If you want to see the future, go to Lakewood, New Jersey, a booming shtetl 50,000 strong. It’s the new Brooklyn for the Chasids and the Mod-Orthodox. Apart from that it isn’t. Because it’s cut off and not going to take over New York. But it’ll survive.” His 2100 population figure? Total Jews at 3.9m. One grandparent? Triple that.
Then the American pessimist spoke (the same Jew’s other view). The current political trends don’t lie. Crumbling public education. Collapse in the public ethos. Trump as just the beginning. Kleptocracy, oligarchy, cutbacks to the welfare state and an upward curve for the neo-neo Nazis. “Somewhere between the Koch brothers, Roy Moore and Charlottesville,” he said. “That’s the future of America. So, if you think Jewish futurology for this America is just a Pew Study, think again.” His final population prediction for 2100 was 5.2m: a hostile atmosphere tightening the community. The American Jewish tomorrow as the French Jewish today. “Nothing saves Jews from assimilation like antisemitism!”

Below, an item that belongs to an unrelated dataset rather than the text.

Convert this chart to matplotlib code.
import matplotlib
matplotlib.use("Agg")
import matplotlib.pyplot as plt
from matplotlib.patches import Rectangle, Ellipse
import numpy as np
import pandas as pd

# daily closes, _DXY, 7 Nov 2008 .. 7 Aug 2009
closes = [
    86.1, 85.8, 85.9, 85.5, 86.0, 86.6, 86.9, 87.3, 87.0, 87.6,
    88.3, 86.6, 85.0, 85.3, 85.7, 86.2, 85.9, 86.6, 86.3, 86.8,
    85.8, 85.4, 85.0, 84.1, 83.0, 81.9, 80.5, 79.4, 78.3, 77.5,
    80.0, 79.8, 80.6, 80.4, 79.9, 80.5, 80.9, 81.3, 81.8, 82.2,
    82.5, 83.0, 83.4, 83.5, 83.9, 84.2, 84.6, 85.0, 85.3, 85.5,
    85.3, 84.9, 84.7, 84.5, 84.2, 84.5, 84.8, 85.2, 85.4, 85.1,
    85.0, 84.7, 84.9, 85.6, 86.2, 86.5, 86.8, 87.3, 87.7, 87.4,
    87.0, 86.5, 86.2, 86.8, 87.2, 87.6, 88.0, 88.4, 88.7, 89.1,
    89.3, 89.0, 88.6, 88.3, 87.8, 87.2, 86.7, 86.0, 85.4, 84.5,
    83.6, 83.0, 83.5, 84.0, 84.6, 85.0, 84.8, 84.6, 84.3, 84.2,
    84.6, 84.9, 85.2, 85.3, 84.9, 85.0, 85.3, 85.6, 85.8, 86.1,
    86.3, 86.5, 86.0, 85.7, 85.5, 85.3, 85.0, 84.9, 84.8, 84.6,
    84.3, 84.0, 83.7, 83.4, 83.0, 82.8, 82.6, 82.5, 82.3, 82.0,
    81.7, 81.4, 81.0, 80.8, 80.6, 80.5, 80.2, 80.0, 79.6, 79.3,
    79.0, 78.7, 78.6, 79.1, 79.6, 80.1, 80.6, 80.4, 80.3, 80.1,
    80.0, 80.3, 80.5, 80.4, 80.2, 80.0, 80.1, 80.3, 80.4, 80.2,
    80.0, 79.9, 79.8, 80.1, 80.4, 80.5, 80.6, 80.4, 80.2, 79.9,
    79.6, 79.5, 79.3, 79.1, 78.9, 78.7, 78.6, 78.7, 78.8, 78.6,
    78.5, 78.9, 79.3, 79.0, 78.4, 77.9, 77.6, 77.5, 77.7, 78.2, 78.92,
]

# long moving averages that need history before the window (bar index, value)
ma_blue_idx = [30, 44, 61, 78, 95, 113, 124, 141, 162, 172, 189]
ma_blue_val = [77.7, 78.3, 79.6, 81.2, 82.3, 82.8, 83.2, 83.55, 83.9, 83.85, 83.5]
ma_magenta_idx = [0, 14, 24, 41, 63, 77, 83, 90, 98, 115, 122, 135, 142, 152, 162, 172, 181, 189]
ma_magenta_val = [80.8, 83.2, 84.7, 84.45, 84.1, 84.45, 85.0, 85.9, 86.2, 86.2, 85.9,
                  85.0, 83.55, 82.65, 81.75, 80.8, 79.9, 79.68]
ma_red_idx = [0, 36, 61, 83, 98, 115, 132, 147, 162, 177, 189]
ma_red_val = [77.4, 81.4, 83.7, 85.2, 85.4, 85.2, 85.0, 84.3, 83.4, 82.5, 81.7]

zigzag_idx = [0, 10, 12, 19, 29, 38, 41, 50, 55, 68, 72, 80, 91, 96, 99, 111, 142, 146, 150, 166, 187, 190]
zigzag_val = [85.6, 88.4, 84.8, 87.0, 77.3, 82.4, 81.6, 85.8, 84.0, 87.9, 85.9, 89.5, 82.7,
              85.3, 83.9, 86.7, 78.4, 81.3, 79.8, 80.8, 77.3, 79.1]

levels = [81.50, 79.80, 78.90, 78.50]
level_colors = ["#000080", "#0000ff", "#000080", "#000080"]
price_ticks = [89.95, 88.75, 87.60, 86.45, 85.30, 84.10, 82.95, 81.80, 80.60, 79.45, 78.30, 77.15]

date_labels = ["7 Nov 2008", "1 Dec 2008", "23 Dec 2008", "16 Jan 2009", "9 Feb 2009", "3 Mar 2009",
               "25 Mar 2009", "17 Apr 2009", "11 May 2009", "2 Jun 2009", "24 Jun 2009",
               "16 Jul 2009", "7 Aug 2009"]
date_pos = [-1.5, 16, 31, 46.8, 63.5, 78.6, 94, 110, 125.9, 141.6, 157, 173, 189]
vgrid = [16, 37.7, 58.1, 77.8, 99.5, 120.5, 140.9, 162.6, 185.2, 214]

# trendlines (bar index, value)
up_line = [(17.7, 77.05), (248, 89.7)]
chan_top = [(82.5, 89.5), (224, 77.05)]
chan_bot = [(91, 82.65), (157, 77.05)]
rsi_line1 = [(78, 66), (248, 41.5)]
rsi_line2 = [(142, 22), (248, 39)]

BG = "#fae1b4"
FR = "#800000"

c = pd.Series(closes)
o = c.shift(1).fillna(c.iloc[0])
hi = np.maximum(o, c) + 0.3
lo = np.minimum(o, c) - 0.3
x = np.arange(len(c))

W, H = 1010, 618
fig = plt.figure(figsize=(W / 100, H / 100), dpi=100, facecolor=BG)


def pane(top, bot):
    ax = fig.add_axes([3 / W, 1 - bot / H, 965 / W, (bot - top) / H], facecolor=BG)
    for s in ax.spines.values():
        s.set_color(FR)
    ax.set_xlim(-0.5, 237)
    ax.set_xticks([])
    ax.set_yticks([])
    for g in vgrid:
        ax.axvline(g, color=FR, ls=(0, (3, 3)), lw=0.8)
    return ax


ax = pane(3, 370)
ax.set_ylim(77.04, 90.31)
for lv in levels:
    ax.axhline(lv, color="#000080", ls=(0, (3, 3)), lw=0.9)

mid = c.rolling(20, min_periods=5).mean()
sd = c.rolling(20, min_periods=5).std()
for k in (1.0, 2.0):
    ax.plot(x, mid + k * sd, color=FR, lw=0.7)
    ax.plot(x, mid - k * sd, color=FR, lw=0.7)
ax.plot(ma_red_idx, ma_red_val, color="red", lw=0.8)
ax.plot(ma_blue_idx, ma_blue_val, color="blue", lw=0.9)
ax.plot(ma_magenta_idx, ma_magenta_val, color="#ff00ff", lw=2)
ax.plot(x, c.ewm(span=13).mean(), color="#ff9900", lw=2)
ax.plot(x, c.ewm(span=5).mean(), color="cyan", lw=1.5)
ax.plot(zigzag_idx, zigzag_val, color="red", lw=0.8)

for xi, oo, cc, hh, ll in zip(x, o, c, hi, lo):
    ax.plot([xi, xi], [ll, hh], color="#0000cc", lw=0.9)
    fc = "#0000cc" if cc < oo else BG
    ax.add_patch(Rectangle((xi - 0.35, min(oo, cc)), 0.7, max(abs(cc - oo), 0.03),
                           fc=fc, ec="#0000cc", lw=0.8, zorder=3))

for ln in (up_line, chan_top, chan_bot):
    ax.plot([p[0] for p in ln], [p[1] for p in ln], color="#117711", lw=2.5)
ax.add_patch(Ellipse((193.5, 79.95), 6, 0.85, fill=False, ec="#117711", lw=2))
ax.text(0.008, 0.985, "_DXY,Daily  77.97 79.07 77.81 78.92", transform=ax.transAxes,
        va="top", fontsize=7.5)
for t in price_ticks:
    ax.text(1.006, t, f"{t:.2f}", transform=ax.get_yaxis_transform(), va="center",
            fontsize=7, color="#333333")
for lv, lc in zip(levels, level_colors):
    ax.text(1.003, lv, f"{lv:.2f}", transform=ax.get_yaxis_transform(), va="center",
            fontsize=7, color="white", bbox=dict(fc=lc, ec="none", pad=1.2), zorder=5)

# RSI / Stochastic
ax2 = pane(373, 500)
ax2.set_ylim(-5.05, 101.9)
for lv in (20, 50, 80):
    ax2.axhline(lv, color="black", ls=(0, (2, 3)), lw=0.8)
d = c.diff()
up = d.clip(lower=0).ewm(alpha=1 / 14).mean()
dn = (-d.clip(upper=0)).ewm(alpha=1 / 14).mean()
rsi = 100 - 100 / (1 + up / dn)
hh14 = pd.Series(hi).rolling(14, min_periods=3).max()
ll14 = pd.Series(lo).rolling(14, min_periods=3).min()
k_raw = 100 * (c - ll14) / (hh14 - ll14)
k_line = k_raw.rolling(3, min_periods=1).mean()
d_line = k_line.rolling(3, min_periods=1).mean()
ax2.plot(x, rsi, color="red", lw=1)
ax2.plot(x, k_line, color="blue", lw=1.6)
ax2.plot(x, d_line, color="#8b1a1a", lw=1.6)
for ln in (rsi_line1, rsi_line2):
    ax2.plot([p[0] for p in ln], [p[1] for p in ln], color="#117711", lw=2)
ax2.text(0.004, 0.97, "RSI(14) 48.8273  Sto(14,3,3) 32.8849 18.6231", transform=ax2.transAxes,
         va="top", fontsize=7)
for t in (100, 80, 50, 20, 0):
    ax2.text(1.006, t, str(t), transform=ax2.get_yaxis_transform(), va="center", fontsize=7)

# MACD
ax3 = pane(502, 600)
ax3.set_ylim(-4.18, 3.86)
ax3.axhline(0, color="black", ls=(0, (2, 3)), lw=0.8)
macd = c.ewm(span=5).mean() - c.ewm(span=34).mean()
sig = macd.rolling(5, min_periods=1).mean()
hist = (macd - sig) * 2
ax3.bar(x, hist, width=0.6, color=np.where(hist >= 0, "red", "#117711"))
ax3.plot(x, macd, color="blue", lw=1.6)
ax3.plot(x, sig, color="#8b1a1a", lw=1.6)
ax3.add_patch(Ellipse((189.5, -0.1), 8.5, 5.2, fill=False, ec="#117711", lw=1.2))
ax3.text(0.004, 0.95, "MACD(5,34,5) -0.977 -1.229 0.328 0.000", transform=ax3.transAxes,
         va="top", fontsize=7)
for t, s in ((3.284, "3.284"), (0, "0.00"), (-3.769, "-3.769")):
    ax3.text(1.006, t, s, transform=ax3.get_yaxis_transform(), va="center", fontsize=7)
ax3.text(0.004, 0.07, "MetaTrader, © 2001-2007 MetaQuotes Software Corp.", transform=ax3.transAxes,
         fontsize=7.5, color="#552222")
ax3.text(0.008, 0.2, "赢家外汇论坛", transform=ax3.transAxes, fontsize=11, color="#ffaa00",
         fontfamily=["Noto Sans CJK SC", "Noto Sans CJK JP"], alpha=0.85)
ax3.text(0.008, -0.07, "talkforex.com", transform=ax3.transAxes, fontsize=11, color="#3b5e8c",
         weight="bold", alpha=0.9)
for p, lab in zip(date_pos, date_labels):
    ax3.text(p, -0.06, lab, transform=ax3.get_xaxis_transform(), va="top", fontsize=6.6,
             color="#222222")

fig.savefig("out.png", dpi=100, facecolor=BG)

Fears are easy. Dystopias are the easiest tomorrows to see. Now comes the hard Jewish futurology. What kind of Judaism? What kind of community do Jewish optimists want for 2100?
Is it an education dream — an inclusive, accessible Jewish and heavily subsidised school brought to every city? Is it a halachic dream -— a new generation of rabbis with such authority they can move forward? Is it a cultural dream — new technology reviving Yiddish and bringing Hebrew to millions? Is a denominational dream — an Orthodoxy that’s more open or a Reform that’s more alive or a Chasidism more modern?
Or is it something even more utopian? A Judaism that brings together the outreach of Chabad, the tolerance of Reform and the learning of the Charedi together? This is the wild Jewish futurology that I really want.